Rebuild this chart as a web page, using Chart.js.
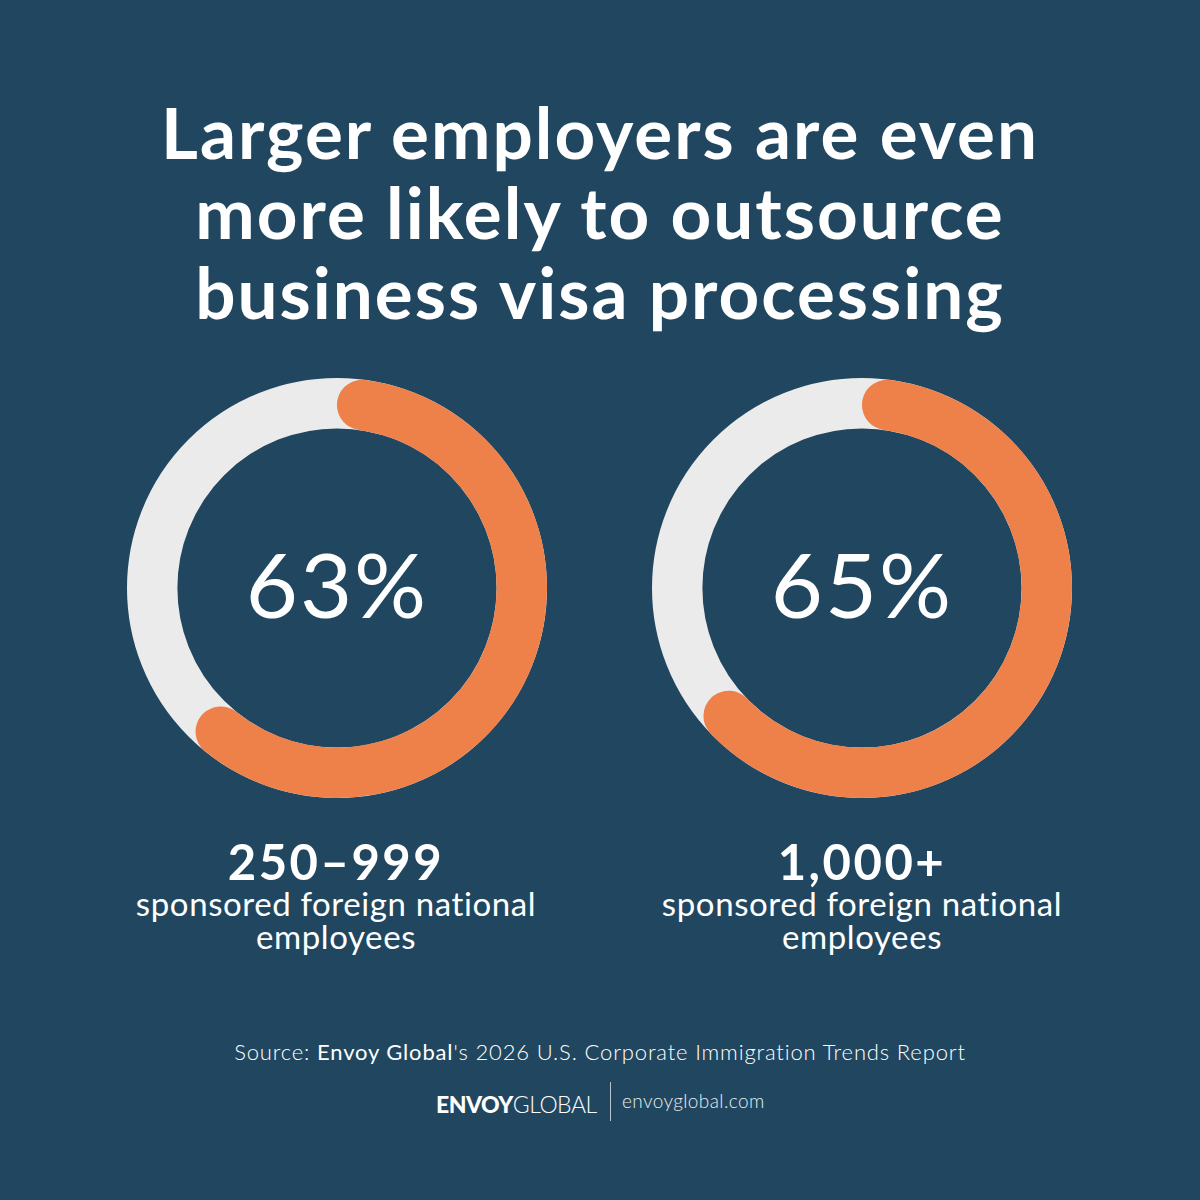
<!DOCTYPE html>
<html>
<head>
<meta charset="utf-8">
<script src="https://cdn.jsdelivr.net/npm/chart.js@4.4.1/dist/chart.umd.min.js"></script>
<style>
  html, body { margin: 0; padding: 0; }
  body { width: 1200px; height: 1200px; background: #214760; position: relative; overflow: hidden; font-family: Lato, "Open Sans", sans-serif; color: #fff; }
  .title { position: absolute; left: 0; top: 92px; width: 1200px; text-align: center; font-weight: 700; font-size: 71px; line-height: 80px; letter-spacing: 2px; }
  .ring { position: absolute; width: 430px; height: 430px; }
  .pct { position: absolute; width: 420px; text-align: center; font-weight: 400; font-size: 90px; line-height: 100px; letter-spacing: 2px; }
  .lbl { position: absolute; width: 560px; text-align: center; }
  .lbl .big { font-weight: 700; font-size: 49px; line-height: 52px; letter-spacing: 2.5px; }
  .lbl .sub { font-weight: 400; font-size: 33px; line-height: 33px; letter-spacing: 0.6px; }
  .source { position: absolute; left: 0; top: 1038px; width: 1200px; text-align: center; font-size: 22px; font-weight: 300; letter-spacing: 0.85px; }
  .source b { font-weight: 400; }
  .logo { position: absolute; top: 1082px; left: 0; width: 1200px; height: 40px; }
</style>
</head>
<body>
<div class="title">Larger employers are even<br>more likely to outsource<br>business visa processing</div>

<div class="ring" style="left:122px; top:373px;"><canvas id="c1" width="430" height="430"></canvas></div>
<div class="ring" style="left:647px; top:373px;"><canvas id="c2" width="430" height="430"></canvas></div>

<div class="pct" id="p1" style="left:127px; top:533px;"></div>
<div class="pct" id="p2" style="left:652px; top:533px;"></div>

<div class="lbl" id="l1" style="left:56px; top:835px;"></div>
<div class="lbl" id="l2" style="left:582px; top:835px;"></div>

<div class="source">Source: <b>Envoy Global</b>'s 2026 U.S. Corporate Immigration Trends Report</div>

<div class="logo">
  <span style="position:absolute; left:436px; top:8px; font-size:23px; letter-spacing:-0.5px;"><b style="font-weight:900;">ENVOY</b><span style="font-weight:300;">GLOBAL</span></span>
  <span style="position:absolute; left:610px; top:0; width:1px; height:39px; background:#b8c4cc;"></span>
  <span style="position:absolute; left:622px; top:7px; font-size:19px; font-weight:300; letter-spacing:0.4px; color:#e8edf0;">envoyglobal.com</span>
</div>

<script>
// 規模別の外部委託率
const groups = ["250–999", "1,000+"];
const subLabels = ["sponsored foreign national", "employees"];
const outsourced = [63, 65];

const orange = "#ee8049";
const track = "#ebebeb";

// 背景リング（グレー）
const trackRing = {
  id: "trackRing",
  beforeDatasetsDraw(chart) {
    const arc = chart.getDatasetMeta(0).data[0];
    if (!arc) return;
    const ctx = chart.ctx;
    const r = (arc.outerRadius + arc.innerRadius) / 2;
    ctx.save();
    ctx.beginPath();
    ctx.arc(arc.x, arc.y, r, 0, Math.PI * 2);
    ctx.strokeStyle = track;
    ctx.lineWidth = arc.outerRadius - arc.innerRadius;
    ctx.stroke();
    ctx.restore();
  }
};

outsourced.forEach((v, i) => {
  const canvas = document.getElementById("c" + (i + 1));
  new Chart(canvas.getContext("2d"), {
    type: "doughnut",
    data: {
      labels: ["Outsource", "Other"],
      datasets: [{
        data: [v, 100 - v],
        backgroundColor: [orange, "rgba(0,0,0,0)"],
        borderWidth: 0,
        borderRadius: [30, 0]
      }]
    },
    options: {
      responsive: false,
      animation: false,
      cutout: "76%",
      layout: { padding: 5 },
      plugins: { legend: { display: false }, tooltip: { enabled: false } }
    },
    plugins: [trackRing]
  });
  document.getElementById("p" + (i + 1)).textContent = v + "%";
  document.getElementById("l" + (i + 1)).innerHTML =
    '<div class="big">' + groups[i] + '</div><div class="sub">' + subLabels.join("<br>") + '</div>';
});
</script>
</body>
</html>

***

**Work to be completed**
All of the lines above should be retyped precisely, apart from the pictures.

**Result for this exercise**
Rebuild this chart as a web page, using Chart.js.
<!DOCTYPE html>
<html>
<head>
<meta charset="utf-8">
<script src="https://cdn.jsdelivr.net/npm/chart.js@4.4.1/dist/chart.umd.min.js"></script>
<style>
  html, body { margin: 0; padding: 0; }
  body { width: 1200px; height: 1200px; background: #214760; position: relative; overflow: hidden; font-family: Lato, "Open Sans", sans-serif; color: #fff; }
  .title { position: absolute; left: 0; top: 92px; width: 1200px; text-align: center; font-weight: 700; font-size: 71px; line-height: 80px; letter-spacing: 2px; }
  .ring { position: absolute; width: 430px; height: 430px; }
  .pct { position: absolute; width: 420px; text-align: center; font-weight: 400; font-size: 90px; line-height: 100px; letter-spacing: 2px; }
  .lbl { position: absolute; width: 560px; text-align: center; }
  .lbl .big { font-weight: 700; font-size: 49px; line-height: 52px; letter-spacing: 2.5px; }
  .lbl .sub { font-weight: 400; font-size: 33px; line-height: 33px; letter-spacing: 0.6px; }
  .source { position: absolute; left: 0; top: 1038px; width: 1200px; text-align: center; font-size: 22px; font-weight: 300; letter-spacing: 0.85px; }
  .source b { font-weight: 400; }
  .logo { position: absolute; top: 1082px; left: 0; width: 1200px; height: 40px; }
</style>
</head>
<body>
<div class="title">Larger employers are even<br>more likely to outsource<br>business visa processing</div>

<div class="ring" style="left:122px; top:373px;"><canvas id="c1" width="430" height="430"></canvas></div>
<div class="ring" style="left:647px; top:373px;"><canvas id="c2" width="430" height="430"></canvas></div>

<div class="pct" id="p1" style="left:127px; top:533px;"></div>
<div class="pct" id="p2" style="left:652px; top:533px;"></div>

<div class="lbl" id="l1" style="left:56px; top:835px;"></div>
<div class="lbl" id="l2" style="left:582px; top:835px;"></div>

<div class="source">Source: <b>Envoy Global</b>'s 2026 U.S. Corporate Immigration Trends Report</div>

<div class="logo">
  <span style="position:absolute; left:436px; top:8px; font-size:23px; letter-spacing:-0.5px;"><b style="font-weight:900;">ENVOY</b><span style="font-weight:300;">GLOBAL</span></span>
  <span style="position:absolute; left:610px; top:0; width:1px; height:39px; background:#b8c4cc;"></span>
  <span style="position:absolute; left:622px; top:7px; font-size:19px; font-weight:300; letter-spacing:0.4px; color:#e8edf0;">envoyglobal.com</span>
</div>

<script>
// 規模別の外部委託率
const groups = ["250–999", "1,000+"];
const subLabels = ["sponsored foreign national", "employees"];
const outsourced = [63, 65];

const orange = "#ee8049";
const track = "#ebebeb";

// 背景リング（グレー）
const trackRing = {
  id: "trackRing",
  beforeDatasetsDraw(chart) {
    const arc = chart.getDatasetMeta(0).data[0];
    if (!arc) return;
    const ctx = chart.ctx;
    const r = (arc.outerRadius + arc.innerRadius) / 2;
    ctx.save();
    ctx.beginPath();
    ctx.arc(arc.x, arc.y, r, 0, Math.PI * 2);
    ctx.strokeStyle = track;
    ctx.lineWidth = arc.outerRadius - arc.innerRadius;
    ctx.stroke();
    ctx.restore();
  }
};

outsourced.forEach((v, i) => {
  const canvas = document.getElementById("c" + (i + 1));
  new Chart(canvas.getContext("2d"), {
    type: "doughnut",
    data: {
      labels: ["Outsource", "Other"],
      datasets: [{
        data: [v, 100 - v],
        backgroundColor: [orange, "rgba(0,0,0,0)"],
        borderWidth: 0,
        borderRadius: [30, 0]
      }]
    },
    options: {
      responsive: false,
      animation: false,
      cutout: "76%",
      layout: { padding: 5 },
      plugins: { legend: { display: false }, tooltip: { enabled: false } }
    },
    plugins: [trackRing]
  });
  document.getElementById("p" + (i + 1)).textContent = v + "%";
  document.getElementById("l" + (i + 1)).innerHTML =
    '<div class="big">' + groups[i] + '</div><div class="sub">' + subLabels.join("<br>") + '</div>';
});
</script>
</body>
</html>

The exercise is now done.